GIVEN PROBLEM: Pictures do not belong in your copy. Repeat all the other data exactly.

SUPPLIED INFORMATION:
§ §

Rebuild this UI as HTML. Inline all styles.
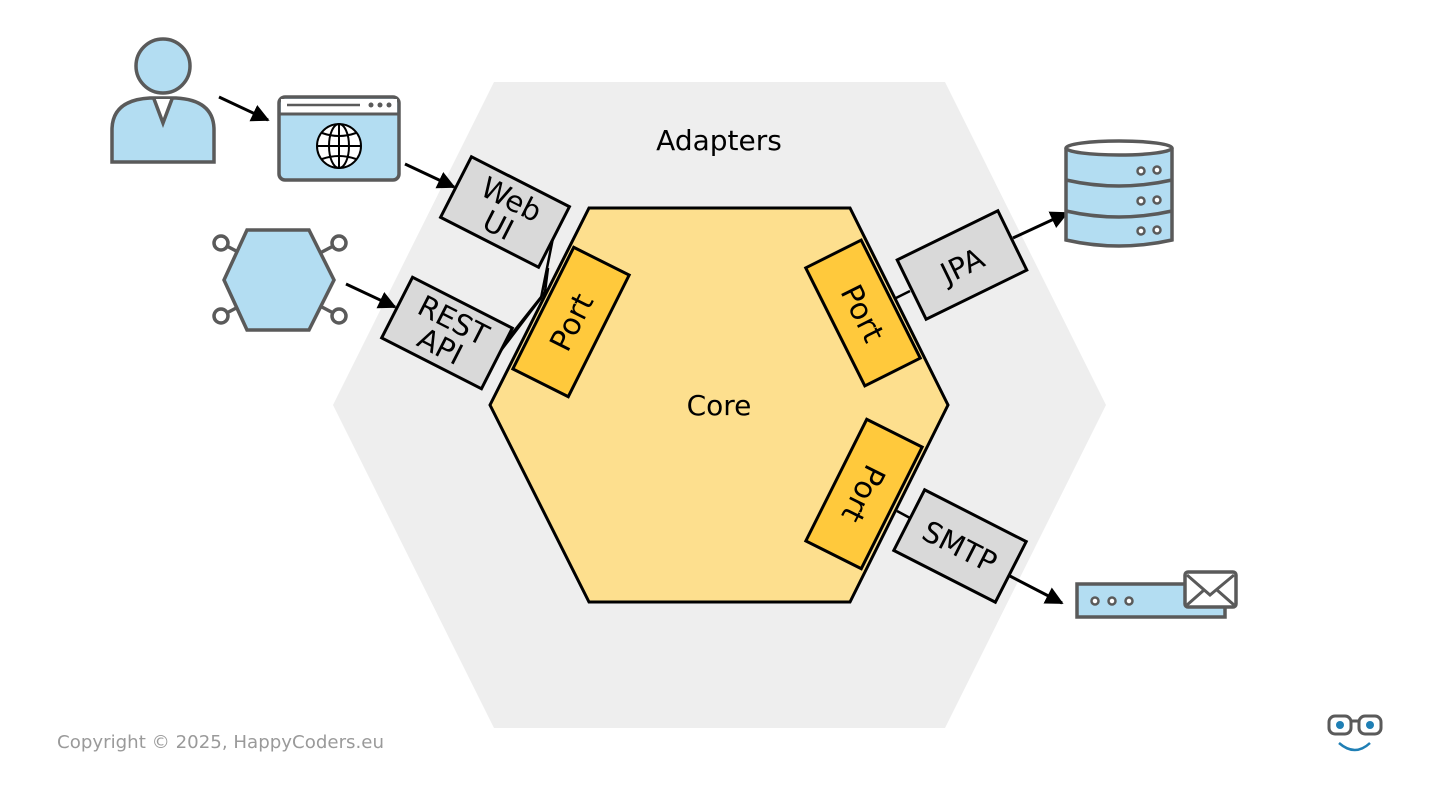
<!DOCTYPE html>
<html><head><meta charset="utf-8"><style>html,body{margin:0;padding:0;background:#fff}svg{display:block}</style></head><body>
<svg width="1440" height="810" viewBox="0 0 1440 810" xmlns="http://www.w3.org/2000/svg" font-family="'DejaVu Sans','Liberation Sans',sans-serif">
<defs><marker id="ar" viewBox="0 0 10 10" refX="9" refY="5" markerWidth="6" markerHeight="6" orient="auto"><path d="M0,0 L10,5 L0,10 z" fill="#000"/></marker></defs>
<polygon points="494,82 945,82 1106,405 945,728 494,728 333,405" fill="#eeeeee"/>
<polygon points="589,208 850,208 948,405 850,602 589,602 490,405" fill="#fddf8e" stroke="#000" stroke-width="3"/>
<text x="719" y="150" font-size="28" text-anchor="middle">Adapters</text>
<text x="719" y="415" font-size="28" text-anchor="middle">Core</text>
<g stroke="#000" stroke-width="2.5" fill="none">
<polyline points="553,238 541,298 496,357"/>
<polyline points="548,268 545,292 499,350"/>
<line x1="896" y1="298" x2="910" y2="291"/>
<line x1="897" y1="511" x2="910" y2="518"/>
</g>
<g transform="translate(571,322) rotate(-63.4)"><rect x="-68" y="-31" width="136" height="62" fill="#ffc93c" stroke="#000" stroke-width="3"/><text x="0" y="11" font-size="30" text-anchor="middle">Port</text></g>
<g transform="translate(863,313) rotate(63.4)"><rect x="-66" y="-31" width="132" height="62" fill="#ffc93c" stroke="#000" stroke-width="3"/><text x="0" y="11" font-size="30" text-anchor="middle">Port</text></g>
<g transform="translate(864,494) rotate(116.6)"><rect x="-68" y="-31" width="136" height="62" fill="#ffc93c" stroke="#000" stroke-width="3"/><text x="0" y="11" font-size="30" text-anchor="middle">Port</text></g>
<g transform="translate(505,212) rotate(27)"><rect x="-55" y="-34" width="110" height="68" fill="#d9d9d9" stroke="#000" stroke-width="3"/><text x="0" y="-4" font-size="29" text-anchor="middle">Web</text><text x="0" y="25" font-size="29" text-anchor="middle">UI</text></g>
<g transform="translate(447,333) rotate(27)"><rect x="-56" y="-34" width="112" height="68" fill="#d9d9d9" stroke="#000" stroke-width="3"/><text x="0" y="-4" font-size="29" text-anchor="middle">REST</text><text x="0" y="25" font-size="29" text-anchor="middle">API</text></g>
<g transform="translate(962,265) rotate(-26)"><rect x="-56" y="-33" width="112" height="66" fill="#d9d9d9" stroke="#000" stroke-width="3"/><text x="0" y="11" font-size="29" text-anchor="middle">JPA</text></g>
<g transform="translate(960,546) rotate(27)"><rect x="-57" y="-34" width="114" height="68" fill="#d9d9d9" stroke="#000" stroke-width="3"/><text x="0" y="11" font-size="29" text-anchor="middle">SMTP</text></g>
<g stroke="#000" stroke-width="3" marker-end="url(#ar)">
<line x1="219" y1="97" x2="268" y2="120"/>
<line x1="405" y1="164" x2="454" y2="187"/>
<line x1="346" y1="284" x2="395" y2="307"/>
<line x1="1013" y1="238" x2="1067" y2="213"/>
<line x1="1008" y1="575" x2="1062" y2="603"/>
</g>
<g stroke="#5a5a5a" stroke-width="3.5" fill="#b3ddf2">
<path d="M112,162 L112,130 Q112,100 150,98 L176,98 Q214,100 214,130 L214,162 Z"/>
<circle cx="163" cy="66" r="27"/>
<path d="M154,99 L163,123 L172,99" fill="#fff"/>
</g>
<rect x="279" y="97" width="120" height="83" rx="6" fill="#b3ddf2" stroke="#5a5a5a" stroke-width="3.5"/>
<rect x="281" y="99" width="116" height="14" fill="#fff"/>
<line x1="279" y1="114" x2="399" y2="114" stroke="#5a5a5a" stroke-width="3"/>
<line x1="287" y1="105" x2="360" y2="105" stroke="#5a5a5a" stroke-width="2.5"/>
<g fill="#5a5a5a"><circle cx="371" cy="105" r="2.5"/><circle cx="380" cy="105" r="2.5"/><circle cx="389" cy="105" r="2.5"/></g>
<g stroke="#000" stroke-width="2" fill="#fff"><circle cx="339" cy="146" r="22"/></g>
<g stroke="#000" stroke-width="2" fill="none"><ellipse cx="339" cy="146" rx="10" ry="22"/><line x1="339" y1="124" x2="339" y2="168"/><line x1="317" y1="146" x2="361" y2="146"/><path d="M322,133 Q339,139 356,133"/><path d="M322,159 Q339,153 356,159"/></g>
<g stroke="#5a5a5a" stroke-width="3.5" fill="#fff">
<line x1="221" y1="243" x2="240" y2="253"/><line x1="339" y1="243" x2="320" y2="253"/><line x1="221" y1="316" x2="240" y2="306"/><line x1="339" y1="316" x2="320" y2="306"/>
<circle cx="221" cy="243" r="7"/><circle cx="339" cy="243" r="7"/><circle cx="221" cy="316" r="7"/><circle cx="339" cy="316" r="7"/>
<polygon points="247,230 309,230 334,280 309,330 247,330 224,280" fill="#b3ddf2"/>
</g>
<g stroke="#5a5a5a" stroke-width="3.5" fill="#b3ddf2">
<path d="M1066,148 L1066,240 Q1119,252 1172,240 L1172,148"/>
<path d="M1066,180 Q1119,192 1172,180" fill="none"/>
<path d="M1066,211 Q1119,223 1172,211" fill="none"/>
<ellipse cx="1119" cy="148" rx="53" ry="7" fill="#fff"/>
</g>
<g stroke="#5a5a5a" stroke-width="2.5" fill="#fff">
<circle cx="1141" cy="171" r="3.5"/><circle cx="1157" cy="170" r="3.5"/>
<circle cx="1141" cy="201" r="3.5"/><circle cx="1157" cy="200" r="3.5"/>
<circle cx="1141" cy="231" r="3.5"/><circle cx="1157" cy="230" r="3.5"/>
</g>
<rect x="1077" y="584" width="148" height="33" fill="#b3ddf2" stroke="#5a5a5a" stroke-width="3.5"/>
<g stroke="#5a5a5a" stroke-width="2.5" fill="#fff"><circle cx="1095" cy="601" r="3.5"/><circle cx="1112" cy="601" r="3.5"/><circle cx="1129" cy="601" r="3.5"/></g>
<rect x="1185" y="572" width="51" height="35" rx="3" fill="#fff" stroke="#5a5a5a" stroke-width="3.5"/>
<path d="M1187,575 L1210,595 L1234,575 M1187,605 L1204,590 M1234,605 L1217,590" stroke="#5a5a5a" stroke-width="3" fill="none"/>
<text x="57" y="748" font-size="18" fill="#9a9a9a" font-family="'DejaVu Sans',sans-serif" textLength="327" lengthAdjust="spacingAndGlyphs">Copyright © 2025, HappyCoders.eu</text>
<g stroke="#5a5a5a" stroke-width="3" fill="#fff">
<rect x="1329" y="716" width="22" height="18" rx="6"/><rect x="1359" y="716" width="22" height="18" rx="6"/>
<line x1="1351" y1="721" x2="1359" y2="721"/></g>
<circle cx="1340" cy="725" r="4" fill="#1f7fb5"/><circle cx="1370" cy="725" r="4" fill="#1f7fb5"/>
<path d="M1339,743 Q1355,757 1370,743" stroke="#1f7fb5" stroke-width="2.5" fill="none"/>
</svg>
</body></html>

§ §

FULL OUTPUT:
Rebuild this UI as HTML. Inline all styles.
<!DOCTYPE html>
<html><head><meta charset="utf-8"><style>html,body{margin:0;padding:0;background:#fff}svg{display:block}</style></head><body>
<svg width="1440" height="810" viewBox="0 0 1440 810" xmlns="http://www.w3.org/2000/svg" font-family="'DejaVu Sans','Liberation Sans',sans-serif">
<defs><marker id="ar" viewBox="0 0 10 10" refX="9" refY="5" markerWidth="6" markerHeight="6" orient="auto"><path d="M0,0 L10,5 L0,10 z" fill="#000"/></marker></defs>
<polygon points="494,82 945,82 1106,405 945,728 494,728 333,405" fill="#eeeeee"/>
<polygon points="589,208 850,208 948,405 850,602 589,602 490,405" fill="#fddf8e" stroke="#000" stroke-width="3"/>
<text x="719" y="150" font-size="28" text-anchor="middle">Adapters</text>
<text x="719" y="415" font-size="28" text-anchor="middle">Core</text>
<g stroke="#000" stroke-width="2.5" fill="none">
<polyline points="553,238 541,298 496,357"/>
<polyline points="548,268 545,292 499,350"/>
<line x1="896" y1="298" x2="910" y2="291"/>
<line x1="897" y1="511" x2="910" y2="518"/>
</g>
<g transform="translate(571,322) rotate(-63.4)"><rect x="-68" y="-31" width="136" height="62" fill="#ffc93c" stroke="#000" stroke-width="3"/><text x="0" y="11" font-size="30" text-anchor="middle">Port</text></g>
<g transform="translate(863,313) rotate(63.4)"><rect x="-66" y="-31" width="132" height="62" fill="#ffc93c" stroke="#000" stroke-width="3"/><text x="0" y="11" font-size="30" text-anchor="middle">Port</text></g>
<g transform="translate(864,494) rotate(116.6)"><rect x="-68" y="-31" width="136" height="62" fill="#ffc93c" stroke="#000" stroke-width="3"/><text x="0" y="11" font-size="30" text-anchor="middle">Port</text></g>
<g transform="translate(505,212) rotate(27)"><rect x="-55" y="-34" width="110" height="68" fill="#d9d9d9" stroke="#000" stroke-width="3"/><text x="0" y="-4" font-size="29" text-anchor="middle">Web</text><text x="0" y="25" font-size="29" text-anchor="middle">UI</text></g>
<g transform="translate(447,333) rotate(27)"><rect x="-56" y="-34" width="112" height="68" fill="#d9d9d9" stroke="#000" stroke-width="3"/><text x="0" y="-4" font-size="29" text-anchor="middle">REST</text><text x="0" y="25" font-size="29" text-anchor="middle">API</text></g>
<g transform="translate(962,265) rotate(-26)"><rect x="-56" y="-33" width="112" height="66" fill="#d9d9d9" stroke="#000" stroke-width="3"/><text x="0" y="11" font-size="29" text-anchor="middle">JPA</text></g>
<g transform="translate(960,546) rotate(27)"><rect x="-57" y="-34" width="114" height="68" fill="#d9d9d9" stroke="#000" stroke-width="3"/><text x="0" y="11" font-size="29" text-anchor="middle">SMTP</text></g>
<g stroke="#000" stroke-width="3" marker-end="url(#ar)">
<line x1="219" y1="97" x2="268" y2="120"/>
<line x1="405" y1="164" x2="454" y2="187"/>
<line x1="346" y1="284" x2="395" y2="307"/>
<line x1="1013" y1="238" x2="1067" y2="213"/>
<line x1="1008" y1="575" x2="1062" y2="603"/>
</g>
<g stroke="#5a5a5a" stroke-width="3.5" fill="#b3ddf2">
<path d="M112,162 L112,130 Q112,100 150,98 L176,98 Q214,100 214,130 L214,162 Z"/>
<circle cx="163" cy="66" r="27"/>
<path d="M154,99 L163,123 L172,99" fill="#fff"/>
</g>
<rect x="279" y="97" width="120" height="83" rx="6" fill="#b3ddf2" stroke="#5a5a5a" stroke-width="3.5"/>
<rect x="281" y="99" width="116" height="14" fill="#fff"/>
<line x1="279" y1="114" x2="399" y2="114" stroke="#5a5a5a" stroke-width="3"/>
<line x1="287" y1="105" x2="360" y2="105" stroke="#5a5a5a" stroke-width="2.5"/>
<g fill="#5a5a5a"><circle cx="371" cy="105" r="2.5"/><circle cx="380" cy="105" r="2.5"/><circle cx="389" cy="105" r="2.5"/></g>
<g stroke="#000" stroke-width="2" fill="#fff"><circle cx="339" cy="146" r="22"/></g>
<g stroke="#000" stroke-width="2" fill="none"><ellipse cx="339" cy="146" rx="10" ry="22"/><line x1="339" y1="124" x2="339" y2="168"/><line x1="317" y1="146" x2="361" y2="146"/><path d="M322,133 Q339,139 356,133"/><path d="M322,159 Q339,153 356,159"/></g>
<g stroke="#5a5a5a" stroke-width="3.5" fill="#fff">
<line x1="221" y1="243" x2="240" y2="253"/><line x1="339" y1="243" x2="320" y2="253"/><line x1="221" y1="316" x2="240" y2="306"/><line x1="339" y1="316" x2="320" y2="306"/>
<circle cx="221" cy="243" r="7"/><circle cx="339" cy="243" r="7"/><circle cx="221" cy="316" r="7"/><circle cx="339" cy="316" r="7"/>
<polygon points="247,230 309,230 334,280 309,330 247,330 224,280" fill="#b3ddf2"/>
</g>
<g stroke="#5a5a5a" stroke-width="3.5" fill="#b3ddf2">
<path d="M1066,148 L1066,240 Q1119,252 1172,240 L1172,148"/>
<path d="M1066,180 Q1119,192 1172,180" fill="none"/>
<path d="M1066,211 Q1119,223 1172,211" fill="none"/>
<ellipse cx="1119" cy="148" rx="53" ry="7" fill="#fff"/>
</g>
<g stroke="#5a5a5a" stroke-width="2.5" fill="#fff">
<circle cx="1141" cy="171" r="3.5"/><circle cx="1157" cy="170" r="3.5"/>
<circle cx="1141" cy="201" r="3.5"/><circle cx="1157" cy="200" r="3.5"/>
<circle cx="1141" cy="231" r="3.5"/><circle cx="1157" cy="230" r="3.5"/>
</g>
<rect x="1077" y="584" width="148" height="33" fill="#b3ddf2" stroke="#5a5a5a" stroke-width="3.5"/>
<g stroke="#5a5a5a" stroke-width="2.5" fill="#fff"><circle cx="1095" cy="601" r="3.5"/><circle cx="1112" cy="601" r="3.5"/><circle cx="1129" cy="601" r="3.5"/></g>
<rect x="1185" y="572" width="51" height="35" rx="3" fill="#fff" stroke="#5a5a5a" stroke-width="3.5"/>
<path d="M1187,575 L1210,595 L1234,575 M1187,605 L1204,590 M1234,605 L1217,590" stroke="#5a5a5a" stroke-width="3" fill="none"/>
<text x="57" y="748" font-size="18" fill="#9a9a9a" font-family="'DejaVu Sans',sans-serif" textLength="327" lengthAdjust="spacingAndGlyphs">Copyright © 2025, HappyCoders.eu</text>
<g stroke="#5a5a5a" stroke-width="3" fill="#fff">
<rect x="1329" y="716" width="22" height="18" rx="6"/><rect x="1359" y="716" width="22" height="18" rx="6"/>
<line x1="1351" y1="721" x2="1359" y2="721"/></g>
<circle cx="1340" cy="725" r="4" fill="#1f7fb5"/><circle cx="1370" cy="725" r="4" fill="#1f7fb5"/>
<path d="M1339,743 Q1355,757 1370,743" stroke="#1f7fb5" stroke-width="2.5" fill="none"/>
</svg>
</body></html>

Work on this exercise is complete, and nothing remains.